26 de noviembre de 2008

Ahondar

Enseguida supe que estando allí, al lado del mismísimo orientador Finisterre, se desprendería una roca enclavada al continente europeo durante siglos, conmigo encima, y por razones de gravedad caería, acariciando con violencia los acantilados para postrarse, no sin salpicar, libre sobre el atlántico. Ni siquiera pude demostrar mi valentía en dar el último paso, sino que fue la tierra la que me arrojó hacia mi pasado. Ahora llevo días navegando por aguas que sirvieron de huida, pocas veces de arribo y siempre para volver a escapar, porque al llegar, uno se siente sumido en una caverna, buscando el pilar que sustente tanta oscuridad, un pilar invisible pero consistente, construido a través de los años, macerado con la sangre de supervivientes y en potencial forma de cruz.
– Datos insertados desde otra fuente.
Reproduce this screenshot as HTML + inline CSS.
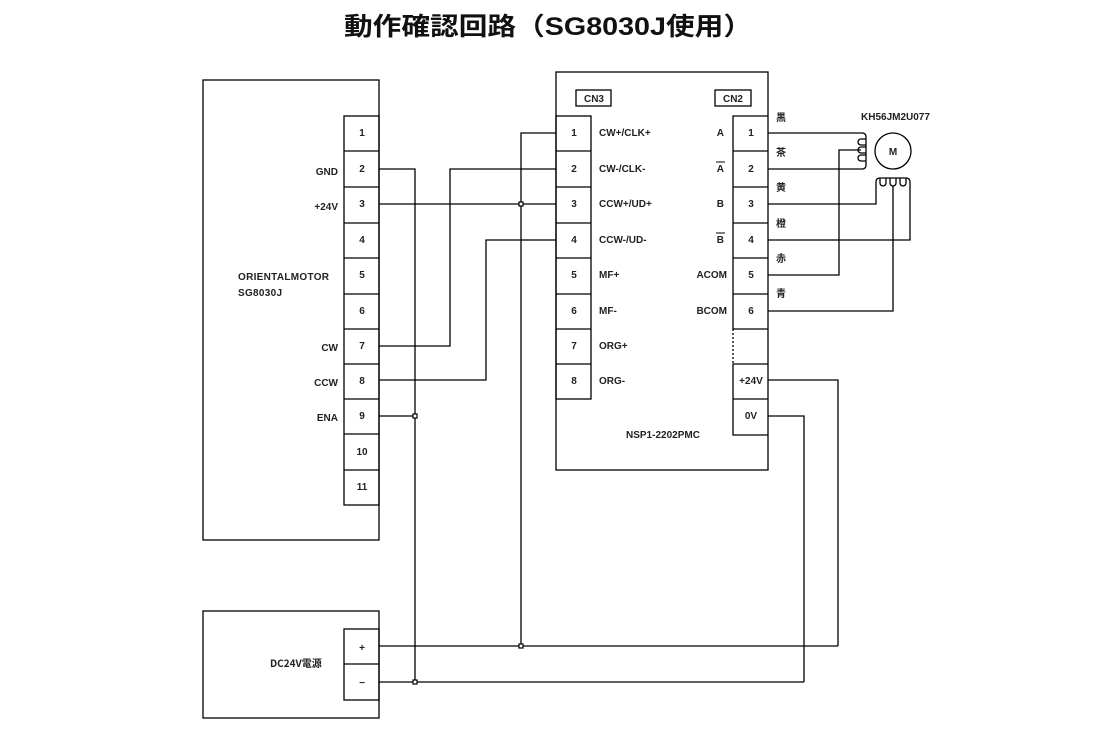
<!DOCTYPE html>
<html><head><meta charset="utf-8">
<style>
html,body{margin:0;padding:0;background:#fff;}
svg{display:block;}
text{font-family:"Liberation Sans Narrow","Liberation Sans","Noto Sans CJK JP",sans-serif;font-weight:bold;fill:#222;font-size:10px;}
.t{font-family:"Liberation Sans","Noto Sans CJK JP",sans-serif;font-size:25px;font-weight:bold;fill:#111;}
.j{font-family:"Noto Sans CJK JP",sans-serif;font-size:10px;}
</style></head><body>
<svg width="1098" height="732" viewBox="0 0 1098 732" xmlns="http://www.w3.org/2000/svg">
<text class="t" x="344" y="35" textLength="408" lengthAdjust="spacingAndGlyphs">動作確認回路（SG8030J使用）</text>
<g fill="none" stroke="#000" stroke-width="1.3">
<rect x="203" y="80" width="176" height="460"/>
<rect x="344" y="116" width="35" height="389"/>
<line x1="344" y1="151" x2="379" y2="151"/><line x1="344" y1="187" x2="379" y2="187"/>
<line x1="344" y1="223" x2="379" y2="223"/><line x1="344" y1="258" x2="379" y2="258"/>
<line x1="344" y1="294" x2="379" y2="294"/><line x1="344" y1="329" x2="379" y2="329"/>
<line x1="344" y1="364" x2="379" y2="364"/><line x1="344" y1="399" x2="379" y2="399"/>
<line x1="344" y1="434" x2="379" y2="434"/><line x1="344" y1="470" x2="379" y2="470"/>
<rect x="556" y="72" width="212" height="398"/>
<rect x="576" y="90" width="35" height="16"/>
<rect x="715" y="90" width="36" height="16"/>
<rect x="556" y="116" width="35" height="283"/>
<line x1="556" y1="151" x2="591" y2="151"/><line x1="556" y1="187" x2="591" y2="187"/>
<line x1="556" y1="223" x2="591" y2="223"/><line x1="556" y1="258" x2="591" y2="258"/>
<line x1="556" y1="294" x2="591" y2="294"/><line x1="556" y1="329" x2="591" y2="329"/>
<line x1="556" y1="364" x2="591" y2="364"/>
<polyline points="733,329 733,116 768,116"/>
<line x1="733" y1="151" x2="768" y2="151"/><line x1="733" y1="187" x2="768" y2="187"/>
<line x1="733" y1="223" x2="768" y2="223"/><line x1="733" y1="258" x2="768" y2="258"/>
<line x1="733" y1="294" x2="768" y2="294"/><line x1="733" y1="329" x2="768" y2="329"/>
<line x1="733" y1="329" x2="733" y2="364" stroke-dasharray="2,2"/>
<polyline points="768,364 733,364 733,435 768,435"/>
<line x1="733" y1="399" x2="768" y2="399"/>
<rect x="203" y="611" width="176" height="107"/>
<rect x="344" y="629" width="35" height="71"/>
<line x1="344" y1="664" x2="379" y2="664"/>
<polyline points="379,169 415,169 415,682"/>
<line x1="379" y1="204" x2="556" y2="204"/>
<polyline points="379,346 450,346 450,169 556,169"/>
<polyline points="379,380 486,380 486,240 556,240"/>
<line x1="379" y1="416" x2="415" y2="416"/>
<polyline points="556,133 521,133 521,646"/>
<line x1="379" y1="646" x2="838" y2="646"/>
<polyline points="838,646 838,380 768,380"/>
<line x1="379" y1="682" x2="804" y2="682"/>
<polyline points="804,682 804,416 768,416"/>
<path d="M768,133 H862 Q866,133 866,137 V165 Q866,169 862,169 H768"/>
<path d="M866,139 h-5 a3,3 0 0 0 0,6 h5 M866,147 h-5 a3,3 0 0 0 0,6 h5 M866,155 h-5 a3,3 0 0 0 0,6 h5"/>
<polyline points="768,275 839,275 839,150 861,150"/>
<circle cx="893" cy="151" r="18"/>
<path d="M768,204 H876 V182 Q876,178 880,178 H906 Q910,178 910,182 V240 H768"/>
<path d="M880,178 v5 a3,3 0 0 0 6,0 v-5 M890,178 v5 a3,3 0 0 0 6,0 v-5 M900,178 v5 a3,3 0 0 0 6,0 v-5"/>
<polyline points="768,311 893,311 893,186"/>
</g>
<g fill="#fff" stroke="#000" stroke-width="1.2">
<rect x="519" y="202" width="4" height="4"/>
<rect x="413" y="414" width="4" height="4"/>
<rect x="519" y="644" width="4" height="4"/>
<rect x="413" y="680" width="4" height="4"/>
</g>
<g text-anchor="middle">
<text x="362" y="136">1</text><text x="362" y="172">2</text><text x="362" y="207">3</text>
<text x="362" y="243">4</text><text x="362" y="278">5</text><text x="362" y="314">6</text>
<text x="362" y="349">7</text><text x="362" y="384">8</text><text x="362" y="419">9</text>
<text x="362" y="455">10</text><text x="362" y="490">11</text>
<text x="574" y="136">1</text><text x="574" y="172">2</text><text x="574" y="207">3</text>
<text x="574" y="243">4</text><text x="574" y="278">5</text><text x="574" y="314">6</text>
<text x="574" y="349">7</text><text x="574" y="384">8</text>
<text x="751" y="136">1</text><text x="751" y="172">2</text><text x="751" y="207">3</text>
<text x="751" y="243">4</text><text x="751" y="278">5</text><text x="751" y="314">6</text>
<text x="751" y="384">+24V</text><text x="751" y="419">0V</text>
<text x="594" y="102">CN3</text><text x="733" y="102">CN2</text>
<text x="893" y="155" font-size="8">M</text>
<text x="362" y="651" font-size="13" font-weight="normal">+</text>
<text x="362" y="686" font-size="13" font-weight="normal">−</text>
</g>
<g text-anchor="end">
<text x="338" y="175">GND</text><text x="338" y="210">+24V</text>
<text x="338" y="351">CW</text><text x="338" y="386">CCW</text><text x="338" y="421">ENA</text>
<text x="724" y="136">A</text><text x="724" y="172">A</text><text x="724" y="207">B</text>
<text x="724" y="243">B</text><text x="727" y="278">ACOM</text><text x="727" y="314">BCOM</text>
</g>
<g stroke="#000" stroke-width="1"><line x1="716" y1="162" x2="725" y2="162"/><line x1="716" y1="233" x2="725" y2="233"/></g>
<text x="238" y="280" letter-spacing="0.3">ORIENTALMOTOR</text>
<text x="238" y="296" letter-spacing="0.3">SG8030J</text>
<text x="599" y="136">CW+/CLK+</text><text x="599" y="172">CW-/CLK-</text>
<text x="599" y="207">CCW+/UD+</text><text x="599" y="243">CCW-/UD-</text>
<text x="599" y="278">MF+</text><text x="599" y="314">MF-</text>
<text x="599" y="349">ORG+</text><text x="599" y="384">ORG-</text>
<text x="626" y="438">NSP1-2202PMC</text>
<text x="861" y="120">KH56JM2U077</text>
<text class="j" x="270" y="667">DC24V電源</text>
<g class="j">
<text class="j" x="776" y="121">黒</text><text class="j" x="776" y="156">茶</text>
<text class="j" x="776" y="191">黄</text><text class="j" x="776" y="227">橙</text>
<text class="j" x="776" y="262">赤</text><text class="j" x="776" y="297">青</text>
</g>
</svg>
</body></html>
Vago por un mar frío que al roce del viento levanta escarcha para congelar el ardor con el que me postré frente al acantilado; con miedo, o simple indecisión, de afrontar el momento en que una ola hunda para siempre esta pequeña balsa y las corrientes me depositen en lo alto de una montaña de cuerpos sumergidos sobre la plataforma del anhelo.





Imagen: "Atardecer en Viña del Mar", Pedro Bernal

2 comentarios:

Araceli Esteves dijo...

Bello cuadro y no menos bello y desgarrador texto.

Conrado Arranz dijo...

Gracias por tus palabras. Creo que esto es una mezcla de desesperanza y querencia.

Y gracias a ti también por tu poesía, necesaria.